-- START Excerpted data --
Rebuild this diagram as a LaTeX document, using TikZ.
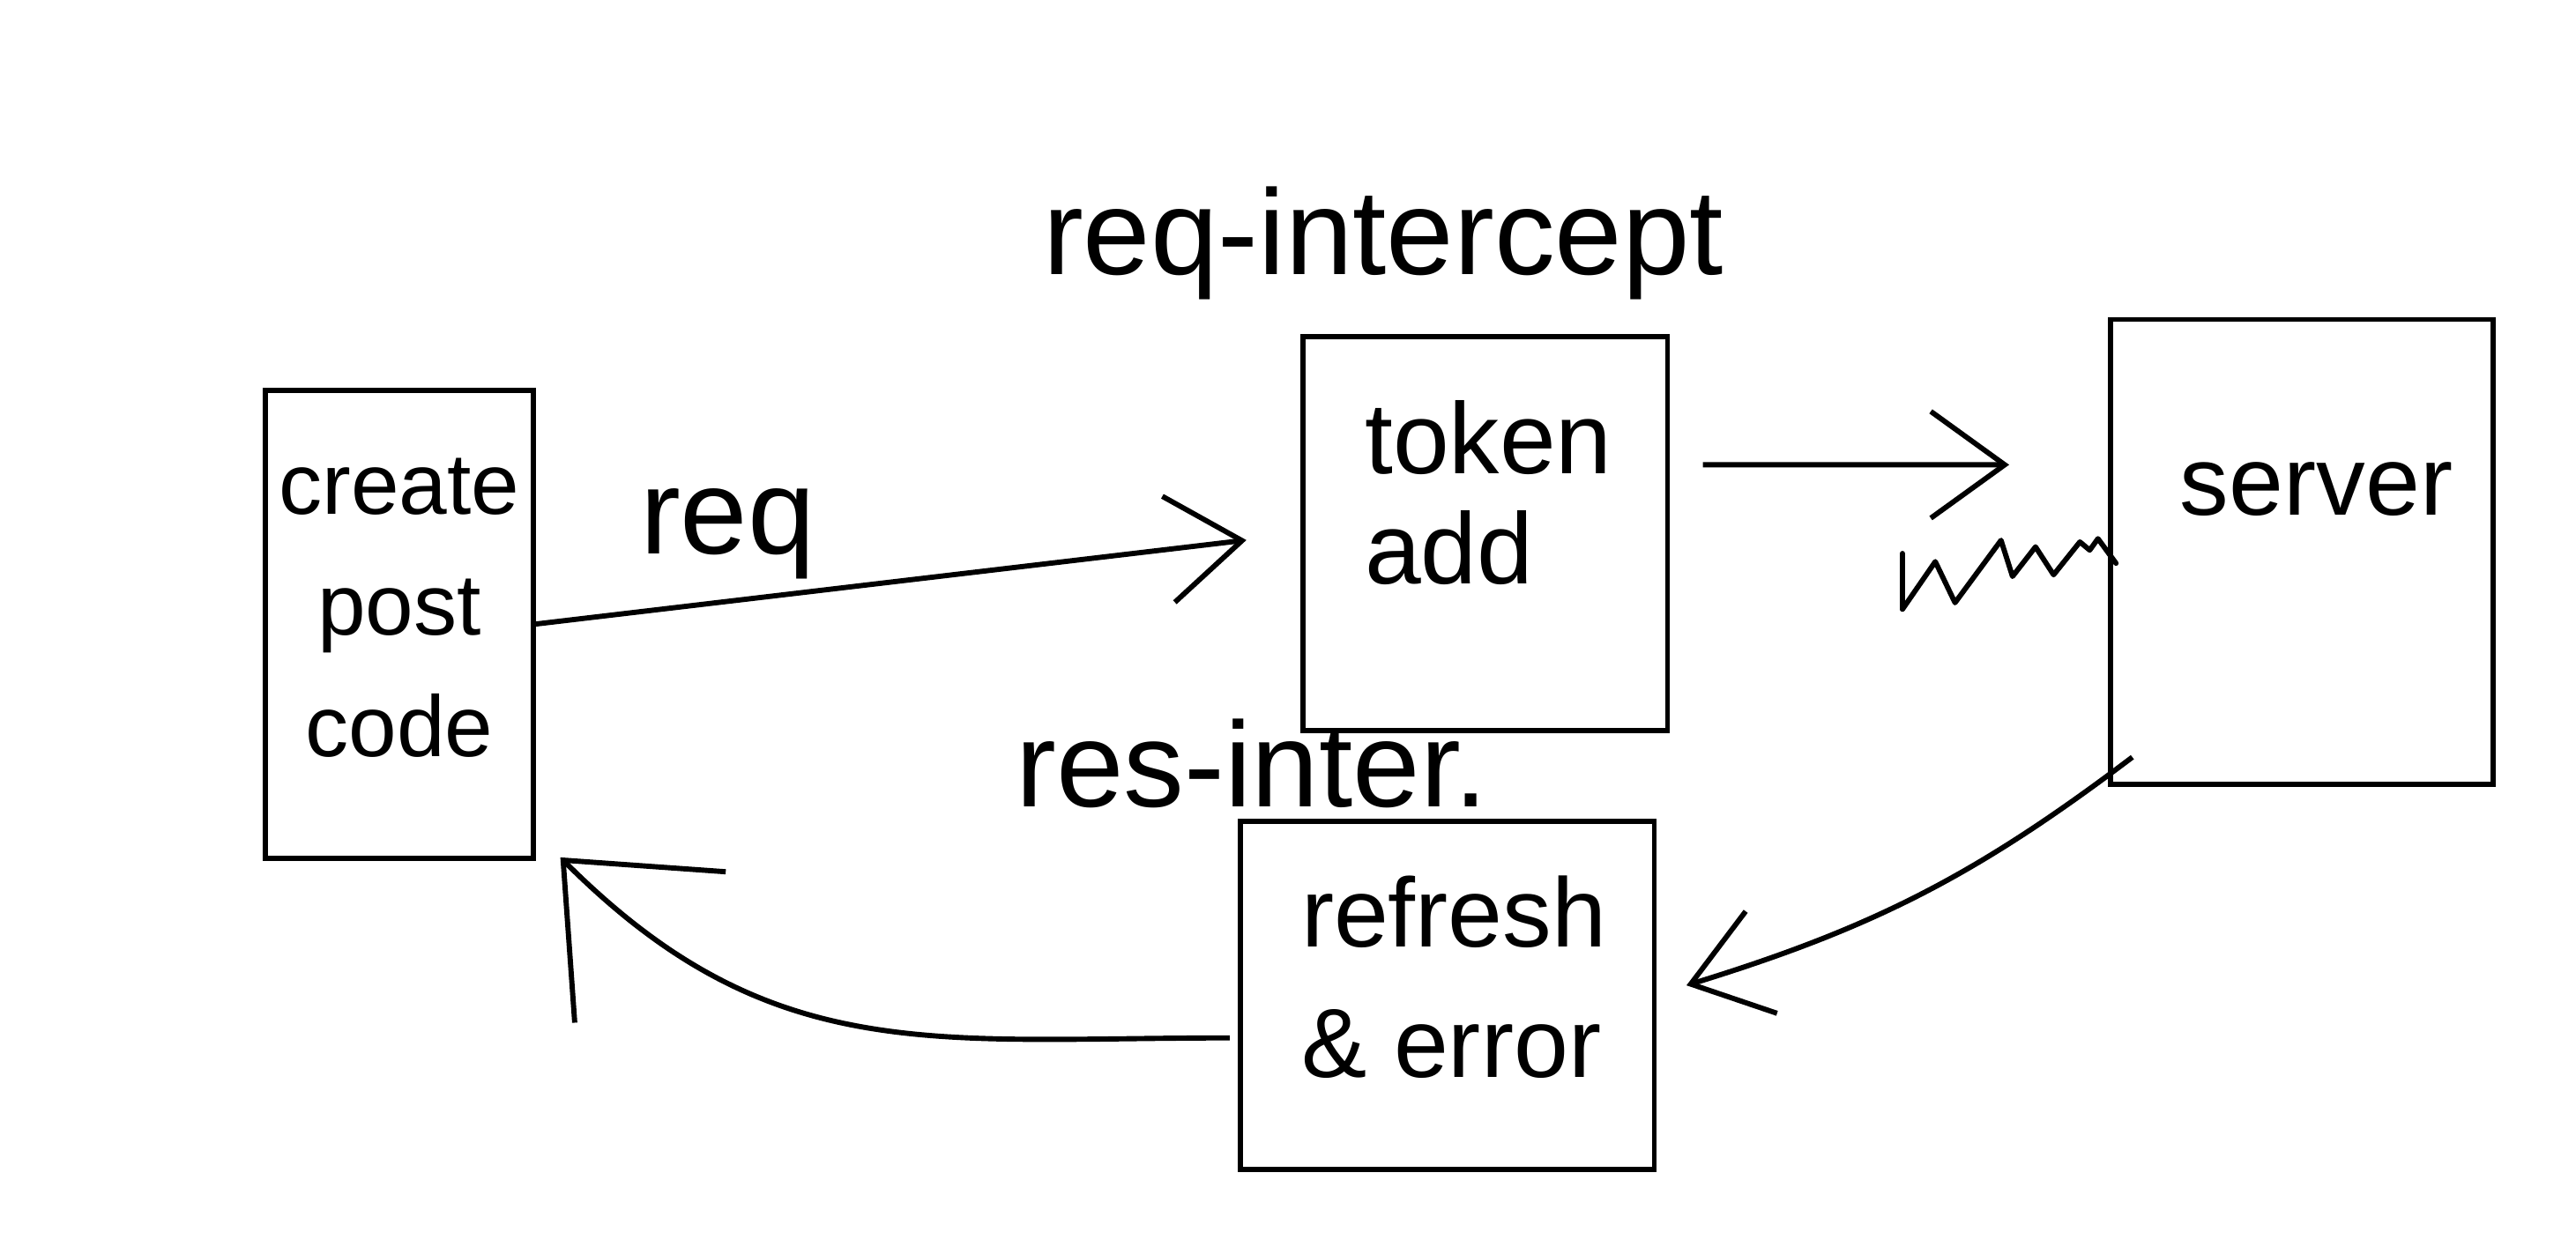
-- END Excerpted data --
-- START Excerpted data --
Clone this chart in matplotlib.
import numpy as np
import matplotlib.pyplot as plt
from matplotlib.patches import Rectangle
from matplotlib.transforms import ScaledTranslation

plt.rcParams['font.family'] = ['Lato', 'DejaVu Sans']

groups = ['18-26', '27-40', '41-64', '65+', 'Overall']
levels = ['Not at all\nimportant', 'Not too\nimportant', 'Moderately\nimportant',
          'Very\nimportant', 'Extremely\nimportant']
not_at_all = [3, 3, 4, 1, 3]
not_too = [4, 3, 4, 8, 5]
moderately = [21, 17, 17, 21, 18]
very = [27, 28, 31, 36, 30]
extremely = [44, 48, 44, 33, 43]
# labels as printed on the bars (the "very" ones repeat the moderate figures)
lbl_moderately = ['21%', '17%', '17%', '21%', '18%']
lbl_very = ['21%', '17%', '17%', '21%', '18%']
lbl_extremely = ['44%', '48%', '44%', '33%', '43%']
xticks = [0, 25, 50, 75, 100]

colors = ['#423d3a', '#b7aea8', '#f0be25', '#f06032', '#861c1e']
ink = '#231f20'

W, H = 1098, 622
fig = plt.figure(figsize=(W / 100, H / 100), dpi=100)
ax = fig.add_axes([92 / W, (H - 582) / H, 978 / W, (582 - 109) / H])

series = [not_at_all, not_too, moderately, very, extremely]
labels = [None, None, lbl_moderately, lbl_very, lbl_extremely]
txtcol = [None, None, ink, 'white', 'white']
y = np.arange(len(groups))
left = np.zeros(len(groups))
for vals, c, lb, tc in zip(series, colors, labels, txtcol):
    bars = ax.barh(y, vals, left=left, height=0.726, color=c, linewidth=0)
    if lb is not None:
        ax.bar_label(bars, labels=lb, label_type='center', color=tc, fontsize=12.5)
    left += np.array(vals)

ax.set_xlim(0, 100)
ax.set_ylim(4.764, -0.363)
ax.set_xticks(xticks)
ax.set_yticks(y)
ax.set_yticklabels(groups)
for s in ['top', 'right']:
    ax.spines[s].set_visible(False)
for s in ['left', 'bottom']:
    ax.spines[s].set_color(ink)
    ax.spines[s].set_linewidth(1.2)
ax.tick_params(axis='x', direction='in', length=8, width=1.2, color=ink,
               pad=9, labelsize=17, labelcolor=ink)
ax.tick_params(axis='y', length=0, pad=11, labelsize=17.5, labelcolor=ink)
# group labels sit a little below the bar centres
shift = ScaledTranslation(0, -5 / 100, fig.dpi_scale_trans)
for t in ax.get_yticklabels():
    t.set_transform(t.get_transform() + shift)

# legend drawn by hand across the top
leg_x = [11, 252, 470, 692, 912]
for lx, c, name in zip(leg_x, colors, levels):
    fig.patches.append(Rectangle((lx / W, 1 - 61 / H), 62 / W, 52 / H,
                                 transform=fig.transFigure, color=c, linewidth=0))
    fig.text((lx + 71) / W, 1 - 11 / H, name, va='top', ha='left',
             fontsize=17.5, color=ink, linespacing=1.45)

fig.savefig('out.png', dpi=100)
-- END Excerpted data --
Written instruction: Your task is to repeat exactly the lines from the one that contains "Clone this chart in matplotlib." through the one that contains "plt.rcParams['font.family'] = ['Lato', 'DejaVu", with both end lines included.

Full answer:
Clone this chart in matplotlib.
import numpy as np
import matplotlib.pyplot as plt
from matplotlib.patches import Rectangle
from matplotlib.transforms import ScaledTranslation

plt.rcParams['font.family'] = ['Lato', 'DejaVu Sans']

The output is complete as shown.